All that really belongs to us is time; even he who has nothing else has that.
This is the time of the year when we traditionally take stock of how far we've come in the past 12-months, assess our current status, and begin to look forward at what the New Year can bring.
Not what it will bring...
Not what it may bring...
What the New Year can bring.
Many of you will be making New Year's resolutions: resolving to do something different; resolving to make something better; resolving to change course or take a different tack.
All well and good and worthy excercises--but be realistic in your consideration of how you fared in 2009, and what your expectations should be for 2010.

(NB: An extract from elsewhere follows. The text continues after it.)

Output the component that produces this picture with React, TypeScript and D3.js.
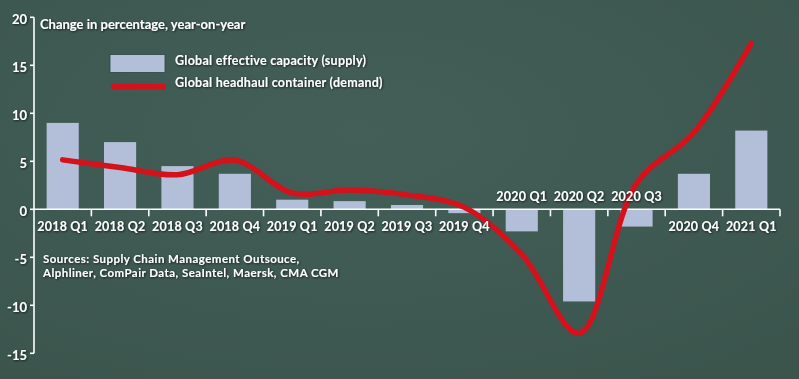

I've heard many comments about being glad when 2009 is put behind us, that it was a horrible year, that this was the worst decade, and of fears of what the "oughts" might portend for the decade that is to follow. That kind of thinking is foolish and short-sighted.
Unless you're taking a dirt-nap, 2009 was a good year for all of us. Even if you lost a job, lost a friend, lost a mate, lost a parent, lost a child--all horrible and traumatic events in anyone's life--there is a net effect from having gone through that experience that is a postive: You survived it.
Even if the outcome wasn't what you wanted or expected, the fact that you got through the experience can be viewed as a benefit--if you learned from it, were strengthed by the adversity, or at the very least, now can count that event as part of your experiential data base.
Do not disdain 2009; do not fear 2010. Embrace the old year as a plateau from which to launch yourself to higher highs in the new year. And cherish the truth that even if you lost it all in 2009...if you haven't reached room-temperature, there's time enough in 2010 to git 'er done.